(Rows from a dataset)
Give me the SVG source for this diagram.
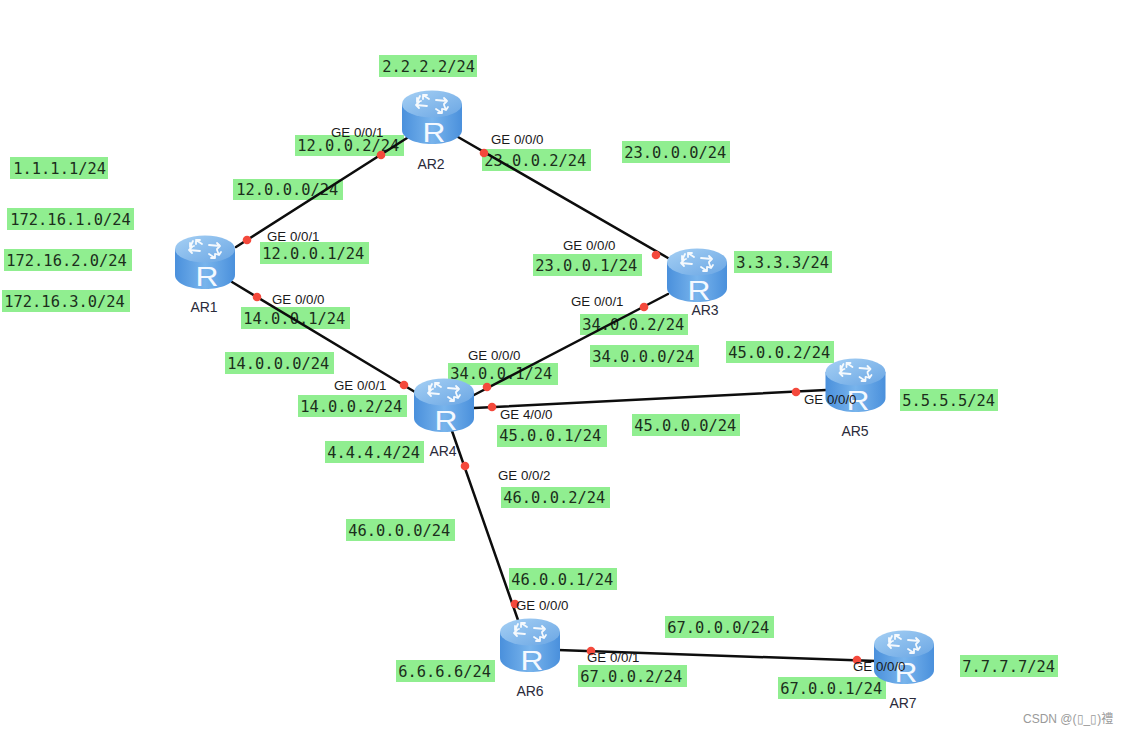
<svg xmlns="http://www.w3.org/2000/svg" width="1128" height="735" viewBox="0 0 1128 735">
<style>
.box{fill:#90ee90}
.ip{font-family:"DejaVu Sans Mono","Liberation Mono",monospace;font-size:15.4px;fill:#1c2e1c;transform:translate(0.3px,0.7px)}
.ge{font-family:"Liberation Sans",Arial,sans-serif;font-size:13.3px;fill:#1a1a1a}
.name{font-family:"Liberation Sans",Arial,sans-serif;font-size:14px;fill:#2a2a3a;text-anchor:middle}
.r{font-family:"Liberation Sans",Arial,sans-serif;font-size:27.5px;fill:#f4f9ff;text-anchor:middle}
.link{stroke:#0d0d0d;stroke-width:2.5;fill:none;stroke-linecap:round}
.dot{fill:#f4493c}
.mark{font-family:"Liberation Sans","Noto Sans CJK SC",sans-serif;font-size:12px;fill:#9a9a9a}
</style>
<defs>
<linearGradient id="side" x1="0" x2="1" y1="0" y2="0"><stop offset="0" stop-color="#4a90dc"/><stop offset=".5" stop-color="#78b4ec"/><stop offset="1" stop-color="#4a90dc"/></linearGradient>
<linearGradient id="top" x1="0" x2="1" y1="0" y2="1"><stop offset="0" stop-color="#a6d0f4"/><stop offset="1" stop-color="#6aa6e4"/></linearGradient>
<g id="router">
<path d="M-30 -13V13C-30 21 -17 27 0 27S30 21 30 13V-13Z" fill="url(#side)"/>
<ellipse cx="0" cy="-13" rx="30" ry="13.5" fill="url(#top)"/>
<g stroke="#fff" stroke-width="1.8" fill="none" stroke-linecap="round" opacity=".92">
<path d="M-3 -18L-9 -22M-9 -22h4M-9 -22v4"/>
<path d="M-12 -21L-15 -15M-15 -15l0 -4M-15 -15l4 -1"/>
<path d="M4 -17L15 -16M15 -16l-3 -3M15 -16l-3 3"/>
<path d="M-5 -11L-16 -12M-16 -12l3 -3M-16 -12l3 3"/>
<path d="M4 -8L10 -4M10 -4h-4M10 -4v-4"/>
<path d="M12 -12L14 -7M14 -7l-3 -1M14 -7l2 -3"/>
</g>
</g>
</defs>
<rect width="1128" height="735" fill="#fff"/>
<g id="ip-labels">
<rect class="box" x="379" y="55" width="98" height="22"/><text class="ip" x="382" y="71">2.2.2.2/24</text>
<rect class="box" x="10" y="157" width="98" height="22"/><text class="ip" x="13" y="173">1.1.1.1/24</text>
<rect class="box" x="7" y="208" width="127" height="22"/><text class="ip" x="10" y="224">172.16.1.0/24</text>
<rect class="box" x="4" y="249" width="128" height="22"/><text class="ip" x="6" y="265">172.16.2.0/24</text>
<rect class="box" x="2" y="290" width="128" height="22"/><text class="ip" x="4" y="306">172.16.3.0/24</text>
<rect class="box" x="295" y="135" width="109" height="21"/><text class="ip" x="297" y="150">12.0.0.2/24</text>
<rect class="box" x="482" y="149" width="109" height="22"/><text class="ip" x="484" y="165">23.0.0.2/24</text>
<rect class="box" x="622" y="141" width="108" height="22"/><text class="ip" x="624" y="157">23.0.0.0/24</text>
<rect class="box" x="233" y="179" width="110" height="21"/><text class="ip" x="236" y="194">12.0.0.0/24</text>
<rect class="box" x="260" y="242" width="109" height="22"/><text class="ip" x="262" y="258">12.0.0.1/24</text>
<rect class="box" x="533" y="254" width="109" height="22"/><text class="ip" x="535" y="270">23.0.0.1/24</text>
<rect class="box" x="734" y="251" width="98" height="22"/><text class="ip" x="736" y="267">3.3.3.3/24</text>
<rect class="box" x="580" y="314" width="108" height="21"/><text class="ip" x="582" y="329">34.0.0.2/24</text>
<rect class="box" x="241" y="307" width="109" height="22"/><text class="ip" x="243" y="323">14.0.0.1/24</text>
<rect class="box" x="225" y="352" width="109" height="22"/><text class="ip" x="227" y="368">14.0.0.0/24</text>
<rect class="box" x="590" y="345" width="109" height="22"/><text class="ip" x="592" y="361">34.0.0.0/24</text>
<rect class="box" x="726" y="341" width="108" height="22"/><text class="ip" x="728" y="357">45.0.0.2/24</text>
<rect class="box" x="448" y="363" width="110" height="22"/><text class="ip" x="450" y="378">34.0.0.1/24</text>
<rect class="box" x="298" y="395" width="109" height="22"/><text class="ip" x="300" y="411">14.0.0.2/24</text>
<rect class="box" x="900" y="389" width="98" height="22"/><text class="ip" x="902" y="405">5.5.5.5/24</text>
<rect class="box" x="497" y="425" width="110" height="22"/><text class="ip" x="499" y="440">45.0.0.1/24</text>
<rect class="box" x="632" y="414" width="108" height="22"/><text class="ip" x="634" y="430">45.0.0.0/24</text>
<rect class="box" x="325" y="441" width="99" height="22"/><text class="ip" x="327" y="457">4.4.4.4/24</text>
<rect class="box" x="501" y="487" width="109" height="21"/><text class="ip" x="503" y="502">46.0.0.2/24</text>
<rect class="box" x="346" y="519" width="109" height="22"/><text class="ip" x="348" y="535">46.0.0.0/24</text>
<rect class="box" x="509" y="568" width="108" height="22"/><text class="ip" x="511" y="584">46.0.0.1/24</text>
<rect class="box" x="665" y="616" width="109" height="22"/><text class="ip" x="667" y="632">67.0.0.0/24</text>
<rect class="box" x="396" y="660" width="99" height="22"/><text class="ip" x="398" y="676">6.6.6.6/24</text>
<rect class="box" x="578" y="665" width="109" height="22"/><text class="ip" x="580" y="681">67.0.0.2/24</text>
<rect class="box" x="778" y="677" width="108" height="22"/><text class="ip" x="780" y="693">67.0.0.1/24</text>
<rect class="box" x="960" y="655" width="98" height="22"/><text class="ip" x="962" y="671">7.7.7.7/24</text>
</g>
<g id="connectors">
<path class="link" d="M236 247L407 138"/>
<path class="link" d="M458 137L668 258"/>
<path class="link" d="M232 282L415 392"/>
<path class="link" d="M474 395L668 294"/>
<path class="link" d="M474 408L826 390"/>
<path class="link" d="M452 431L518 620"/>
<path class="link" d="M558 650L876 661"/>
</g>
<g id="AR1"><use href="#router" x="205" y="262"/><text class="r" x="207" y="286" textLength="23" lengthAdjust="spacingAndGlyphs">R</text><text class="name" x="204" y="312">AR1</text></g>
<g id="AR2"><use href="#router" x="432" y="117"/><text class="r" x="434" y="142" textLength="23" lengthAdjust="spacingAndGlyphs">R</text><text class="name" x="431" y="169">AR2</text></g>
<g id="AR3"><use href="#router" x="697" y="275"/><text class="r" x="699" y="300" textLength="23" lengthAdjust="spacingAndGlyphs">R</text><text class="name" x="705" y="315">AR3</text></g>
<g id="AR4"><use href="#router" x="444" y="405"/><text class="r" x="446" y="430" textLength="23" lengthAdjust="spacingAndGlyphs">R</text><text class="name" x="443" y="456">AR4</text></g>
<g id="AR5"><use href="#router" x="855.5" y="385"/><text class="r" x="858" y="410" textLength="23" lengthAdjust="spacingAndGlyphs">R</text><text class="name" x="855" y="436">AR5</text></g>
<g id="AR6"><use href="#router" x="530" y="645"/><text class="r" x="532" y="670" textLength="23" lengthAdjust="spacingAndGlyphs">R</text><text class="name" x="530" y="696">AR6</text></g>
<g id="AR7"><use href="#router" x="904" y="657"/><text class="r" x="906" y="682" textLength="23" lengthAdjust="spacingAndGlyphs">R</text><text class="name" x="903" y="708">AR7</text></g>
<g id="ports">
<circle class="dot" cx="381" cy="155" r="4.3"/><circle class="dot" cx="247" cy="240" r="4.3"/><circle class="dot" cx="257" cy="297" r="4.3"/><circle class="dot" cx="404" cy="385" r="4.3"/><circle class="dot" cx="484" cy="153" r="4.3"/><circle class="dot" cx="656" cy="255" r="4.3"/><circle class="dot" cx="644" cy="307" r="4.3"/><circle class="dot" cx="487" cy="387" r="4.3"/><circle class="dot" cx="492" cy="407" r="4.3"/><circle class="dot" cx="796" cy="392" r="4.3"/><circle class="dot" cx="465" cy="466" r="4.3"/><circle class="dot" cx="515" cy="604" r="4.3"/><circle class="dot" cx="591" cy="651" r="4.3"/><circle class="dot" cx="857" cy="660" r="4.3"/>
<text class="ge" x="331" y="137">GE 0/0/1</text>
<text class="ge" x="267" y="241">GE 0/0/1</text>
<text class="ge" x="272" y="304">GE 0/0/0</text>
<text class="ge" x="491" y="144">GE 0/0/0</text>
<text class="ge" x="563" y="250">GE 0/0/0</text>
<text class="ge" x="571" y="306">GE 0/0/1</text>
<text class="ge" x="468" y="360">GE 0/0/0</text>
<text class="ge" x="334" y="390">GE 0/0/1</text>
<text class="ge" x="500" y="419">GE 4/0/0</text>
<text class="ge" x="804" y="404">GE 0/0/0</text>
<text class="ge" x="498" y="480">GE 0/0/2</text>
<text class="ge" x="516" y="610">GE 0/0/0</text>
<text class="ge" x="587" y="662">GE 0/0/1</text>
<text class="ge" x="853" y="671">GE 0/0/0</text>
</g>
<text class="mark" x="1023" y="723">CSDN @(▯_▯)禮</text>
</svg>
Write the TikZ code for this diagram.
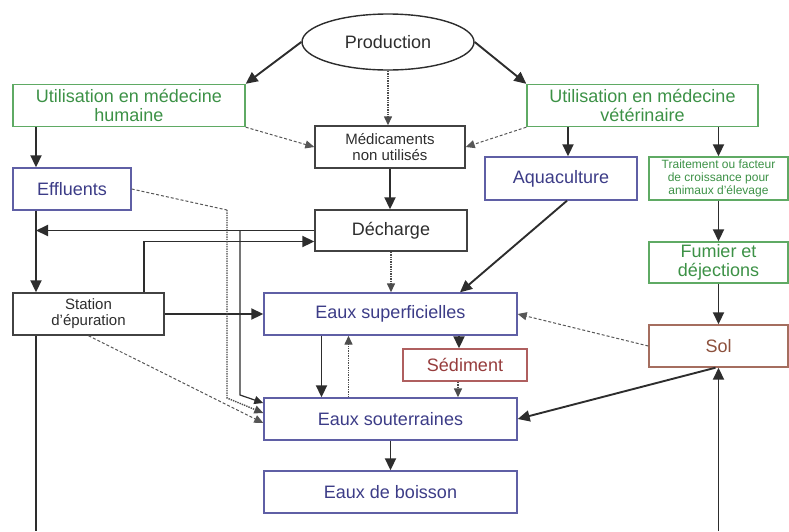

- [Short problem]:
Extract each line from the entries above that contains the string "this".

- [Exercise result]:
Give me the SVG source for this diagram.
Write the TikZ code for this diagram.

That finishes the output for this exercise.